March 1, 2010 12:46pm by Such Small Portions   Comments (0)

When you think of online comedy videos the name that most people are naturally drawn to is Will Ferrell’s American site Funny or Die. Now, the UK has its very own competitor in the internet funnies field with Hoot Comedy. Jesse Whittock met its founders to get the low-down.

“In the beginning it was kind of Marxist, you know, the means of production are now in the hands of the people,” says Ben Bond, creative director and co-founder of the world’s newest comedy video web portal Hoot Comedy. “You’re banging your Marxist drum again,” his partner James Rawlings reminds him. “I have been banging my Marxist drum a lot lately. Well, we are the Marxist parasites on the bum of international comedy,” says Bond.

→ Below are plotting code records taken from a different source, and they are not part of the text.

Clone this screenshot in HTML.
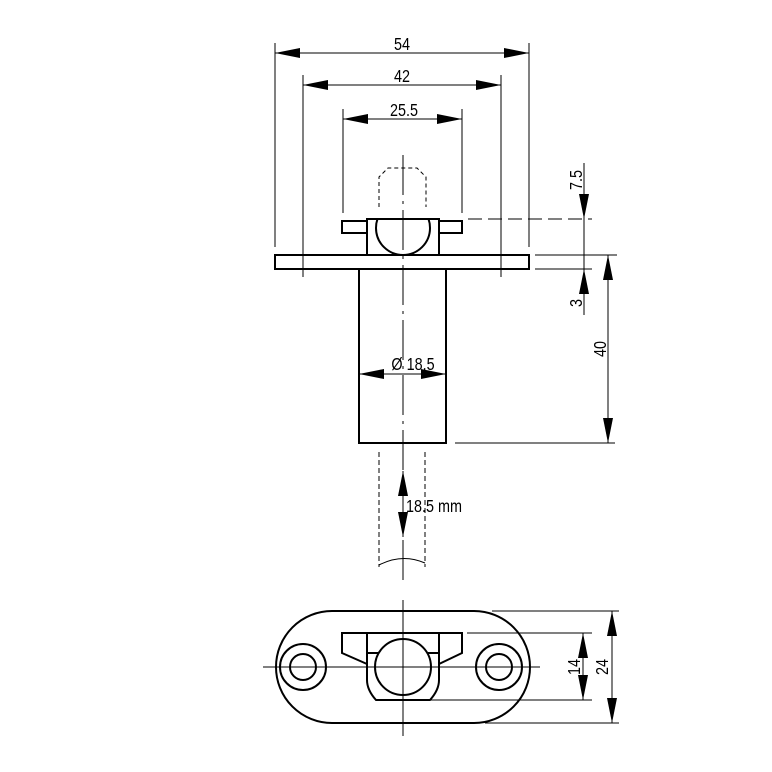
<!DOCTYPE html>
<html><head><meta charset="utf-8"><style>
html,body{margin:0;padding:0;background:#fff}
svg{display:block}
text{font-family:"Liberation Sans",sans-serif;font-size:18px;fill:#000}
</style></head><body>
<svg width="772" height="772" viewBox="0 0 772 772" xmlns="http://www.w3.org/2000/svg">
<defs>
<marker id="a" markerWidth="26" markerHeight="10" refX="25" refY="5" orient="auto-start-reverse" markerUnits="userSpaceOnUse">
<path d="M0,0 L25,5 L0,10 Z" fill="#000"/></marker>
<clipPath id="c"><rect x="360" y="219" width="90" height="40"/></clipPath>
</defs>
<g stroke="#000" fill="none" stroke-width="1">
<line x1="275" y1="43" x2="275" y2="247"/>
<line x1="529" y1="43" x2="529" y2="247"/>
<line x1="303" y1="75" x2="303" y2="277"/>
<line x1="501" y1="75" x2="501" y2="277"/>
<line x1="343" y1="109" x2="343" y2="213"/>
<line x1="462" y1="109" x2="462" y2="213"/>
<line x1="275" y1="53" x2="529" y2="53" marker-start="url(#a)" marker-end="url(#a)"/>
<line x1="303" y1="85" x2="501" y2="85" marker-start="url(#a)" marker-end="url(#a)"/>
<line x1="343" y1="119" x2="462" y2="119" marker-start="url(#a)" marker-end="url(#a)"/>
<line x1="468" y1="219" x2="592" y2="219" stroke-dasharray="14,6"/>
<line x1="535" y1="255" x2="617" y2="255"/>
<line x1="535" y1="269" x2="592" y2="269"/>
<line x1="455" y1="443" x2="615" y2="443"/>
<line x1="584" y1="163" x2="584" y2="219" marker-end="url(#a)"/>
<line x1="584" y1="315" x2="584" y2="269" marker-end="url(#a)"/>
<line x1="584" y1="219" x2="584" y2="269"/>
<line x1="608" y1="255" x2="608" y2="443" marker-start="url(#a)" marker-end="url(#a)"/>
<line x1="403" y1="155" x2="403" y2="580" stroke-dasharray="40,6,3,6"/>
<path d="M379,207 V177 L388,168 H417 L426,177 V207" stroke-dasharray="4,3"/>
<g stroke-width="2">
<rect x="275" y="255" width="254" height="14"/>
<rect x="359" y="269" width="87" height="174"/>
<path d="M367,255 V219 H439 V255"/>
<path d="M367,221 H342 V233 H367 M439,221 H462 V233 H439"/>
<circle cx="403" cy="228" r="27" clip-path="url(#c)"/>
</g>
<line x1="359" y1="374" x2="446" y2="374" marker-start="url(#a)" marker-end="url(#a)"/>
<line x1="379" y1="452" x2="379" y2="567" stroke-dasharray="5,3"/>
<line x1="425" y1="452" x2="425" y2="567" stroke-dasharray="5,3"/>
<path d="M379,565 Q402,553 425,563"/>
<line x1="403" y1="471" x2="403" y2="537" marker-start="url(#a)" marker-end="url(#a)"/>
<line x1="263" y1="667" x2="540" y2="667"/>
<line x1="403" y1="600" x2="403" y2="736"/>
<g stroke-width="2">
<path d="M332,611 H474 A56,56 0 0 1 474,723 H332 A56,56 0 0 1 332,611 Z"/>
<circle cx="303" cy="667" r="23"/><circle cx="303" cy="667" r="13"/>
<circle cx="499" cy="667" r="23"/><circle cx="499" cy="667" r="13"/>
<path d="M367,633 H342 V653 L367,664 M439,633 H462 V653 L439,664"/>
<path d="M367,633 H439 V680 Q439,690 430,700 H376 Q367,690 367,680 Z"/>
<circle cx="403" cy="667" r="28"/>
<line x1="367" y1="653" x2="378" y2="653"/><line x1="428" y1="653" x2="439" y2="653"/>
</g>
<line x1="492" y1="611" x2="619" y2="611"/>
<line x1="467" y1="633" x2="592" y2="633"/>
<line x1="425" y1="700" x2="592" y2="700"/>
<line x1="485" y1="723" x2="619" y2="723"/>
<line x1="583" y1="633" x2="583" y2="700" marker-start="url(#a)" marker-end="url(#a)"/>
<line x1="612" y1="611" x2="612" y2="723" marker-start="url(#a)" marker-end="url(#a)"/>
</g>
<g>
<text text-anchor="middle" transform="translate(402 50) scale(0.8 1)">54</text>
<text text-anchor="middle" transform="translate(402 82) scale(0.8 1)">42</text>
<text text-anchor="middle" transform="translate(404 116) scale(0.8 1)">25.5</text>
<text text-anchor="middle" transform="translate(413 370) scale(0.8 1)">Ø 18.5</text>
<text transform="translate(406 512) scale(0.8 1)">18.5 mm</text>
<text transform="translate(582 180) rotate(-90) scale(0.8 1)" text-anchor="middle">7.5</text>
<text transform="translate(582 303) rotate(-90) scale(0.8 1)" text-anchor="middle">3</text>
<text transform="translate(606 349) rotate(-90) scale(0.8 1)" text-anchor="middle">40</text>
<text transform="translate(580 667) rotate(-90) scale(0.8 1)" text-anchor="middle">14</text>
<text transform="translate(608 667) rotate(-90) scale(0.8 1)" text-anchor="middle">24</text>
</g>
</svg>
</body></html>
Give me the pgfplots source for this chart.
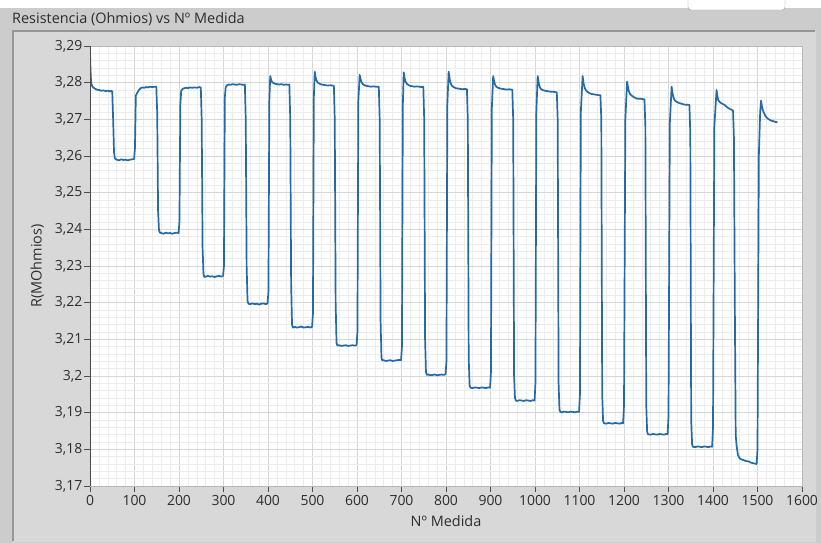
\documentclass[border=0pt]{standalone}
\usepackage{pgfplots}
\pgfplotsset{compat=1.18}
\usepackage{fontspec}
\setmainfont{Open Sans}

\definecolor{plotblue}{RGB}{36,106,166}
\definecolor{bandgrey}{RGB}{204,204,204}
\definecolor{panelgrey}{RGB}{216,216,216}
\definecolor{edgegrey}{RGB}{150,150,150}
\definecolor{gridmajor}{RGB}{214,214,214}
\definecolor{gridminor}{RGB}{236,236,236}
\definecolor{textgrey}{RGB}{45,45,45}

\pgfplotstableread{
x y
0 3.2885
1 3.2840
2 3.2812
3 3.2798
5 3.2790
8 3.2786
11 3.2784
15 3.2781
20 3.2780
25 3.2778
30 3.2779
35 3.2777
40 3.2778
45 3.2776
48 3.2778
50 3.2776
52 3.2700
54 3.2610
56 3.2593
60 3.2590
65 3.2588
70 3.2591
75 3.2589
80 3.2590
85 3.2588
90 3.2590
95 3.2591
99 3.2592
101 3.2620
103 3.2765
106 3.2772
110 3.2780
114 3.2785
118 3.2787
122 3.2786
126 3.2788
130 3.2787
135 3.2789
140 3.2788
145 3.2789
149 3.2789
151 3.2720
153 3.2450
155 3.2398
157 3.2391
160 3.2390
165 3.2388
170 3.2391
175 3.2389
180 3.2390
185 3.2388
190 3.2390
195 3.2391
199 3.2390
201 3.2420
203 3.2740
205 3.2778
208 3.2783
212 3.2785
216 3.2786
220 3.2785
225 3.2787
230 3.2786
235 3.2787
240 3.2786
245 3.2788
249 3.2787
251 3.2700
253 3.2350
255 3.2278
257 3.2270
260 3.2271
265 3.2273
270 3.2271
275 3.2272
280 3.2270
285 3.2272
290 3.2273
295 3.2271
299 3.2273
301 3.2300
303 3.2760
305 3.2788
308 3.2793
312 3.2795
316 3.2794
320 3.2796
325 3.2795
330 3.2794
335 3.2796
340 3.2795
345 3.2794
348 3.2795
350 3.2700
352 3.2300
354 3.2205
356 3.2197
360 3.2196
365 3.2198
370 3.2196
375 3.2197
380 3.2195
385 3.2197
390 3.2198
395 3.2196
399 3.2198
401 3.2230
403 3.2750
405 3.2818
407 3.2808
409 3.2802
412 3.2799
416 3.2797
420 3.2796
425 3.2795
430 3.2796
435 3.2794
440 3.2795
445 3.2794
448 3.2795
450 3.2700
452 3.2250
454 3.2140
456 3.2132
460 3.2134
465 3.2132
470 3.2133
475 3.2135
480 3.2132
485 3.2133
490 3.2134
495 3.2132
499 3.2134
501 3.2170
503 3.2760
505 3.2830
507 3.2815
509 3.2806
512 3.2800
516 3.2797
520 3.2795
525 3.2794
530 3.2793
535 3.2792
540 3.2793
545 3.2792
548 3.2792
550 3.2700
552 3.2200
554 3.2090
556 3.2083
560 3.2084
565 3.2082
570 3.2083
575 3.2084
580 3.2082
585 3.2083
590 3.2084
595 3.2083
599 3.2084
601 3.2120
603 3.2750
606 3.2821
608 3.2810
610 3.2802
613 3.2796
617 3.2793
622 3.2791
627 3.2790
632 3.2789
637 3.2790
642 3.2789
647 3.2789
649 3.2789
651 3.2700
653 3.2150
655 3.2050
657 3.2042
660 3.2043
665 3.2041
670 3.2042
675 3.2043
680 3.2041
685 3.2042
690 3.2043
695 3.2044
699 3.2043
701 3.2080
703 3.2740
705 3.2828
707 3.2812
709 3.2803
712 3.2797
716 3.2793
720 3.2791
725 3.2790
730 3.2789
735 3.2790
740 3.2789
745 3.2788
749 3.2789
751 3.2700
753 3.2100
755 3.2010
757 3.2003
760 3.2004
765 3.2002
770 3.2003
775 3.2004
780 3.2002
785 3.2003
790 3.2004
795 3.2003
799 3.2005
801 3.2040
803 3.2740
806 3.2830
808 3.2812
810 3.2800
813 3.2792
817 3.2788
822 3.2785
827 3.2784
832 3.2783
837 3.2782
842 3.2783
847 3.2782
849 3.2700
851 3.2050
853 3.1975
855 3.1968
860 3.1967
865 3.1969
870 3.1968
875 3.1967
880 3.1969
885 3.1968
890 3.1967
895 3.1969
899 3.1968
901 3.2010
903 3.2730
906 3.2818
908 3.2805
910 3.2795
913 3.2789
917 3.2786
922 3.2784
927 3.2783
932 3.2782
937 3.2781
942 3.2782
947 3.2781
949 3.2781
951 3.2700
953 3.2000
955 3.1940
957 3.1933
960 3.1932
965 3.1934
970 3.1933
975 3.1932
980 3.1934
985 3.1933
990 3.1932
995 3.1934
999 3.1933
1001 3.1980
1003 3.2720
1006 3.2818
1008 3.2802
1010 3.2790
1013 3.2783
1017 3.2780
1022 3.2778
1027 3.2777
1032 3.2776
1037 3.2775
1042 3.2775
1047 3.2774
1049 3.2774
1051 3.2700
1053 3.1980
1055 3.1908
1057 3.1902
1060 3.1901
1065 3.1903
1070 3.1902
1075 3.1901
1080 3.1903
1085 3.1902
1090 3.1901
1095 3.1903
1099 3.1902
1101 3.1950
1103 3.2720
1107 3.2818
1109 3.2800
1111 3.2788
1114 3.2780
1118 3.2775
1123 3.2771
1128 3.2769
1133 3.2768
1138 3.2767
1143 3.2766
1147 3.2766
1149 3.2700
1151 3.1950
1153 3.1878
1155 3.1871
1160 3.1870
1165 3.1872
1170 3.1871
1175 3.1870
1180 3.1872
1185 3.1871
1190 3.1870
1195 3.1872
1198 3.1871
1200 3.1920
1203 3.2700
1207 3.2803
1209 3.2788
1211 3.2776
1214 3.2768
1218 3.2764
1223 3.2760
1228 3.2757
1233 3.2756
1238 3.2756
1243 3.2755
1246 3.2755
1248 3.2680
1250 3.1920
1252 3.1848
1254 3.1841
1260 3.1840
1265 3.1842
1270 3.1841
1275 3.1840
1280 3.1842
1285 3.1841
1290 3.1840
1295 3.1842
1298 3.1841
1300 3.1890
1303 3.2690
1307 3.2789
1309 3.2772
1311 3.2760
1314 3.2752
1318 3.2748
1323 3.2745
1328 3.2743
1333 3.2741
1338 3.2740
1343 3.2740
1347 3.2739
1349 3.2660
1351 3.1880
1353 3.1814
1355 3.1807
1360 3.1806
1365 3.1808
1370 3.1807
1375 3.1806
1380 3.1808
1385 3.1807
1390 3.1806
1395 3.1808
1398 3.1807
1400 3.1860
1403 3.2680
1408 3.2780
1410 3.2762
1412 3.2752
1416 3.2746
1420 3.2743
1425 3.2740
1430 3.2735
1435 3.2730
1440 3.2727
1445 3.2724
1447 3.2650
1449 3.2200
1451 3.1840
1453 3.1810
1456 3.1785
1460 3.1775
1465 3.1772
1470 3.1770
1475 3.1768
1480 3.1767
1485 3.1764
1490 3.1762
1495 3.1761
1498 3.1760
1500 3.1800
1503 3.2600
1506 3.2720
1508 3.2751
1510 3.2735
1512 3.2725
1515 3.2716
1519 3.2707
1524 3.2701
1530 3.2697
1535 3.2695
1540 3.2693
1545 3.2692
}\medida

\begin{document}
\begin{tikzpicture}
% window background
\useasboundingbox (0,0) rectangle (821bp,-543bp);
\fill[white] (0,0) rectangle (821bp,-543bp);
\fill[bandgrey] (0,-8bp) rectangle (821bp,-543bp);
\fill[panelgrey] (13bp,-31bp) rectangle (815bp,-541bp);
\draw[edgegrey, line width=1.2bp] (13bp,-541bp) -- (13bp,-31bp) -- (815bp,-31bp);
\draw[white!85!black, line width=1bp] (815bp,-31bp) -- (815bp,-541bp) -- (13bp,-541bp);
% partial button at the top right
\draw[edgegrey, fill=white, rounded corners=3bp] (688bp,4bp) rectangle (785bp,-10bp);
\node[anchor=west, text=textgrey, font=\fontsize{14.5}{16}\selectfont, inner sep=0pt]
  at (12bp,-19bp) {Resistencia (Ohmios) vs Nº Medida};
\begin{axis}[
  at={(90bp,-486bp)}, anchor=south west,
  scale only axis, width=712bp, height=440bp,
  xmin=0, xmax=1600, ymin=3.17, ymax=3.29,
  xtick={0,100,...,1600},
  ytick={3.17,3.18,3.19,3.2,3.21,3.22,3.23,3.24,3.25,3.26,3.27,3.28,3.29},
  minor x tick num=4, minor y tick num=4,
  grid=both,
  major grid style={draw=gridmajor, line width=0.8bp},
  minor grid style={draw=gridminor, line width=0.6bp},
  axis background/.style={fill=white},
  axis line style={draw=white!72!black, line width=0.8bp},
  tick align=outside, xtick pos=bottom, ytick pos=left,
  major tick length=6bp, minor tick length=0pt,
  tick style={draw=black!70, line width=0.9bp},
  /pgf/number format/assume math mode=true,
  ticklabel style={font=\fontsize{14}{16}\selectfont, text=textgrey},
  yticklabel style={inner sep=1.5bp, /pgf/number format/.cd, use comma, fixed, precision=2},
  xticklabel style={/pgf/number format/.cd, fixed, 1000 sep={}},
  xlabel={Nº Medida}, ylabel={R(MOhmios)},
  label style={font=\fontsize{14.5}{16}\selectfont, text=textgrey},
  xlabel style={anchor=center, at={(axis description cs:0.5,-0.08)}},
  ylabel style={anchor=center, at={(axis description cs:-0.074,0.5)}},
  clip=true,
]
\addplot[plotblue, line width=1.7bp, line join=round] table[x=x, y=y] {\medida};
\draw[black!70, line width=1bp] (rel axis cs:0,0) -- (rel axis cs:0,1);
\end{axis}
\end{tikzpicture}
\end{document}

Socialist spirit is what Hoot is all about, a bit like a big online comedy street party of comic performers and writers. With talent such as double Perrier award-winners Laura Solon and Bill Willbond part of its slate, the site aims to act as a “boutique shop window” for unappreciated acts to get their material out there. Such Small Portions met Bond, a Bafta-nominated writer, and Rawlings, a 2002 Perrier award-winner himself with his troupe The Consultants, at the Glasshouse Stores pub in Soho for a chat and a beer.

SSP: So, how are you guys?

James Rawlings: Well, we’ve both got young children – Ben’s just had a baby and I’ve got a couple a bit older than that – so it’s the first time we’ve been at the pub at six in the evening for ages. So good, thanks.

SSP: It’s well deserved by the sounds of it, and congratulations to Ben. Tell us about Hoot.

JR: It began as an idea 18 months ago and we launched in January; it’s me and Ben writing and producing – with me occasionally putting my performance hat on. We’ve got a talent pool of writers, professional comics and producers. It’s essentially an online boutique shop window for all of those performers that we love who are stuck in development hell, or have material which they haven’t been able to get out there any other way.

Ben Bond: We provide them a different approach to the development process – you can experiment and visualise what you’re doing. It might be at the early stage of development, but we’re delivering things directly to comedy aficionados as the comics intended. All comedy is a gamble, but if you’ve got great people at the base of it and you trust their writing and performing, you can’t go far wrong.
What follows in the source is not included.